Entre ser pobre y ser rico media una amplia gama de menesterosidades. La pobreza y la riqueza, descontados sus puntos máximos, sus paradigmas absolutos, son conceptos sujetos a una infinita subjetividad. Un pobre de aquí puede ser casi un potentado en comparación con un pobre de un lugar menos afortunado. Los míseros cuatrocientos veintiseis euros de subsidio por desempleo para mayores de cincuenta y cinco años que se dan en España servirían para que viviese holgadamente una familia entera en más de un país del último mundo, si es que de lo que hablamos es de dinero.

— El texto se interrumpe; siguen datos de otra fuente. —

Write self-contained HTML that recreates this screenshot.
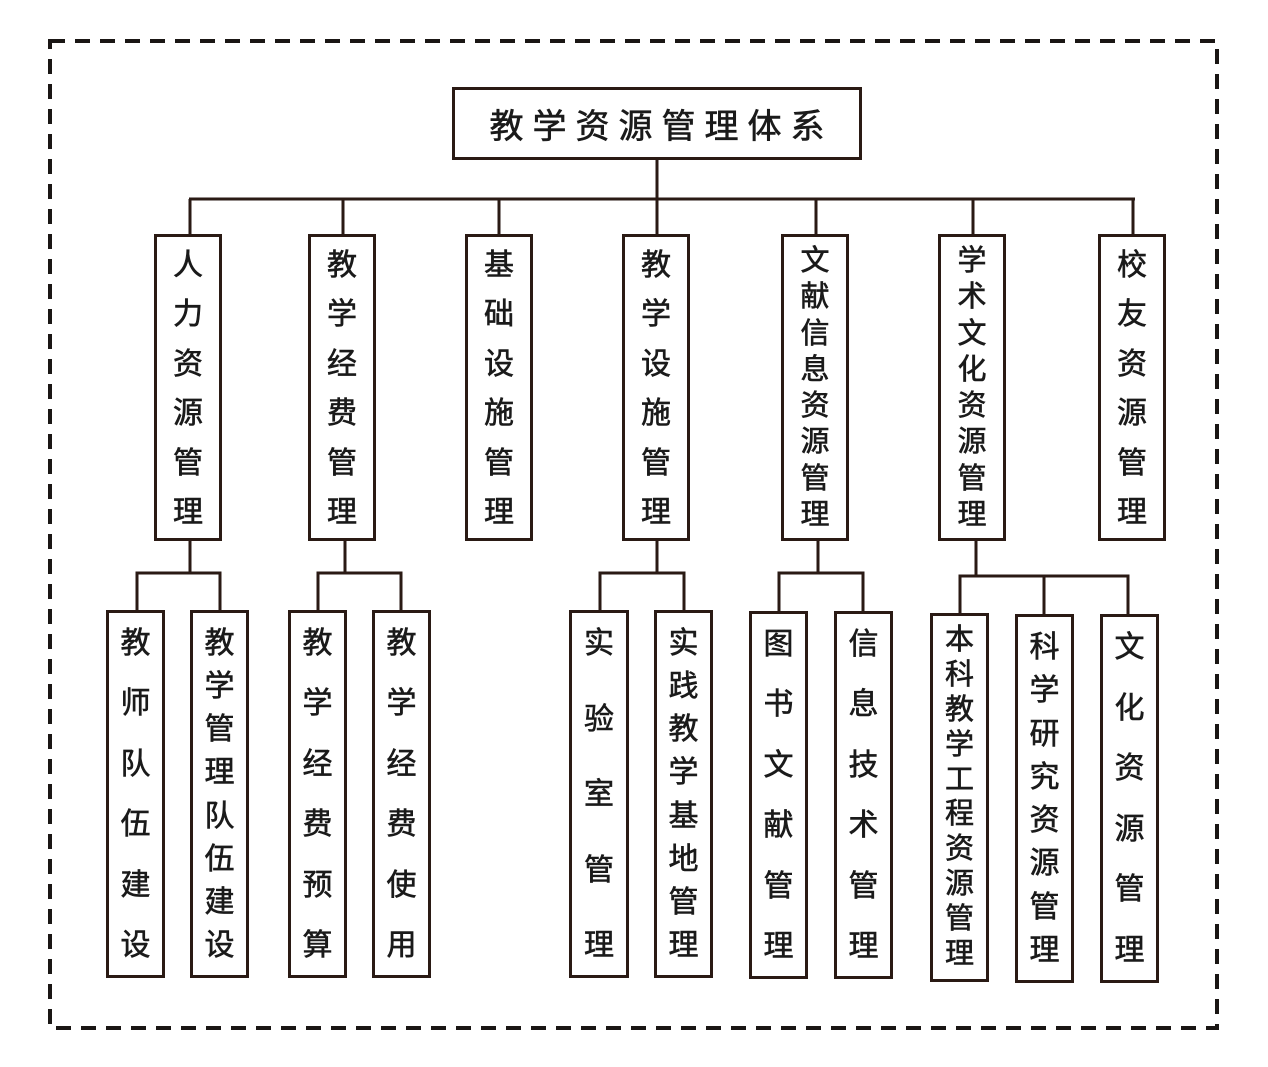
<!DOCTYPE html>
<html><head><meta charset="utf-8"><style>
html,body{margin:0;padding:0;background:#fff;}
#c{position:relative;width:1268px;height:1067px;overflow:hidden;background:#fff;}
.b{position:absolute;box-sizing:border-box;border:3px solid #2a1a14;background:#fff;display:flex;flex-direction:column;align-items:center;justify-content:space-between;font-family:"Liberation Sans","Noto Sans CJK SC",sans-serif;color:#1a1a1a;-webkit-text-stroke:0.6px #1a1a1a;}
.b span{display:block;line-height:1;}
svg{position:absolute;left:0;top:0;}
</style></head><body><div id="c">
<svg width="1268" height="1067">
<rect x="50" y="41" width="1167" height="987" fill="none" stroke="#1a1614" stroke-width="4" stroke-dasharray="15 10"/>
<g stroke="#2a1a14" stroke-width="3" fill="none">
<line x1="657" y1="159" x2="657" y2="199"/>
<line x1="189" y1="199" x2="1135" y2="199"/>
<line x1="190" y1="199" x2="190" y2="235"/>
<line x1="343" y1="199" x2="343" y2="235"/>
<line x1="499" y1="199" x2="499" y2="235"/>
<line x1="657" y1="199" x2="657" y2="235"/>
<line x1="816" y1="199" x2="816" y2="235"/>
<line x1="973" y1="199" x2="973" y2="235"/>
<line x1="1133" y1="199" x2="1133" y2="235"/>
<line x1="190" y1="540" x2="190" y2="573"/>
<path d="M137 611 V573 H220 V611"/>
<line x1="345" y1="540" x2="345" y2="573"/>
<path d="M318 611 V573 H401 V611"/>
<line x1="657" y1="540" x2="657" y2="573"/>
<path d="M600 611 V573 H684 V611"/>
<line x1="818" y1="540" x2="818" y2="573"/>
<path d="M779 611 V573 H863 V611"/>
<line x1="976" y1="540" x2="976" y2="576"/>
<path d="M960 614 V576 H1128 V614"/>
<line x1="1044" y1="576" x2="1044" y2="614"/>
</g>
</svg>
<div class="b" style="left:452px;top:87px;width:410px;height:73px;flex-direction:row;justify-content:center;font-size:34px;letter-spacing:9px;padding-left:9px;">教学资源管理体系</div>

<div class="b" style="left:154px;top:234px;width:68px;height:307px;padding:14px 0 10px;font-size:30px;"><span>人</span><span>力</span><span>资</span><span>源</span><span>管</span><span>理</span></div>
<div class="b" style="left:308px;top:234px;width:68px;height:307px;padding:14px 0 10px;font-size:30px;"><span>教</span><span>学</span><span>经</span><span>费</span><span>管</span><span>理</span></div>
<div class="b" style="left:465px;top:234px;width:68px;height:307px;padding:14px 0 10px;font-size:30px;"><span>基</span><span>础</span><span>设</span><span>施</span><span>管</span><span>理</span></div>
<div class="b" style="left:622px;top:234px;width:68px;height:307px;padding:14px 0 10px;font-size:30px;"><span>教</span><span>学</span><span>设</span><span>施</span><span>管</span><span>理</span></div>
<div class="b" style="left:781px;top:234px;width:68px;height:307px;padding:10px 0 8px;font-size:29px;"><span>文</span><span>献</span><span>信</span><span>息</span><span>资</span><span>源</span><span>管</span><span>理</span></div>
<div class="b" style="left:938px;top:234px;width:68px;height:307px;padding:10px 0 8px;font-size:29px;"><span>学</span><span>术</span><span>文</span><span>化</span><span>资</span><span>源</span><span>管</span><span>理</span></div>
<div class="b" style="left:1098px;top:234px;width:68px;height:307px;padding:14px 0 10px;font-size:30px;"><span>校</span><span>友</span><span>资</span><span>源</span><span>管</span><span>理</span></div>

<div class="b" style="left:106px;top:610px;width:59px;height:368px;padding:16px 0 14px;font-size:30px;"><span>教</span><span>师</span><span>队</span><span>伍</span><span>建</span><span>设</span></div>
<div class="b" style="left:190px;top:610px;width:59px;height:368px;padding:16px 0 14px;font-size:30px;"><span>教</span><span>学</span><span>管</span><span>理</span><span>队</span><span>伍</span><span>建</span><span>设</span></div>
<div class="b" style="left:288px;top:610px;width:59px;height:368px;padding:16px 0 14px;font-size:30px;"><span>教</span><span>学</span><span>经</span><span>费</span><span>预</span><span>算</span></div>
<div class="b" style="left:372px;top:610px;width:59px;height:368px;padding:16px 0 14px;font-size:30px;"><span>教</span><span>学</span><span>经</span><span>费</span><span>使</span><span>用</span></div>
<div class="b" style="left:569px;top:610px;width:60px;height:368px;padding:16px 0 14px;font-size:30px;"><span>实</span><span>验</span><span>室</span><span>管</span><span>理</span></div>
<div class="b" style="left:654px;top:610px;width:59px;height:368px;padding:16px 0 14px;font-size:30px;"><span>实</span><span>践</span><span>教</span><span>学</span><span>基</span><span>地</span><span>管</span><span>理</span></div>
<div class="b" style="left:749px;top:611px;width:59px;height:368px;padding:16px 0 14px;font-size:30px;"><span>图</span><span>书</span><span>文</span><span>献</span><span>管</span><span>理</span></div>
<div class="b" style="left:834px;top:611px;width:59px;height:368px;padding:16px 0 14px;font-size:30px;"><span>信</span><span>息</span><span>技</span><span>术</span><span>管</span><span>理</span></div>
<div class="b" style="left:930px;top:613px;width:59px;height:369px;padding:10px 0 10px;font-size:29px;"><span>本</span><span>科</span><span>教</span><span>学</span><span>工</span><span>程</span><span>资</span><span>源</span><span>管</span><span>理</span></div>
<div class="b" style="left:1015px;top:614px;width:59px;height:369px;padding:16px 0 14px;font-size:30px;"><span>科</span><span>学</span><span>研</span><span>究</span><span>资</span><span>源</span><span>管</span><span>理</span></div>
<div class="b" style="left:1100px;top:614px;width:59px;height:369px;padding:16px 0 14px;font-size:30px;"><span>文</span><span>化</span><span>资</span><span>源</span><span>管</span><span>理</span></div>
</div></body></html>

Una vieja sabiduría explica que la mayor fortuna consiste en necesitar poco, porque te costará poco trabajo conseguirlo, dado que la única riqueza verdadera es ser libre para disponer de tu tiempo. Pero el ritmo de vida occidental permite escasísimas fugas, y la práctica totalidad de cuantos vivimos atrapados en él nos vemos obligados a jugar al juego del trabajo y el esfuerzo nada más que para mantenernos en el juego, como hámsteres en una rueda.

«Nadie se hace rico trabajando», dice nuestro a veces taimado refranero, pero ahora además, según el último informe de Cáritas, tener trabajo no es un seguro contra la pobreza, como lo fue durante mucho tiempo. Hasta no hace tanto, trabajar era el único antídoto legal contra la indigencia, pero eso ha dejado de ser así. Hasta casi ayer, trabajando podía uno alcanzar ese modesto equilibrio que mi madre, en su sabiduría popular, definía con la exacta brevedad de «este pan para este queso, este queso para este pan», pero esos tiempos han cambiado y el sudor de la frente no basta para ganar el pan, del queso hace tiempo que sabemos muy poco.

A mí nunca me ha sobrado el dinero, pero jamás me he sentido pobre. La pobreza, tal cual la veo, no anida solo en la cuenta corriente. He conocido gente muy pobre, tan pobre que solo tenía dinero y constantemente confundía valor y precio, y otra que sólo poseía lo que llevaba encima y la inmensa felicidad de no necesitar nada más.

«Para saber qué opina Dios del dinero sólo hay que fijarse a qué tipo de gente se lo da», dijo un escritor a quien ya nadie lee, Léon Blum. El dinero, por exceso y por defecto, puede ser una auténtica maldición. Como casi todas las cosas, probablemente en la mitad se encuentre la virtud. Ni de sobra ni en falta, esa quizás sea la medida más saludable. El problema estriba en saber distinguir exactamente hasta dónde es necesidad y desde dónde es avaricia.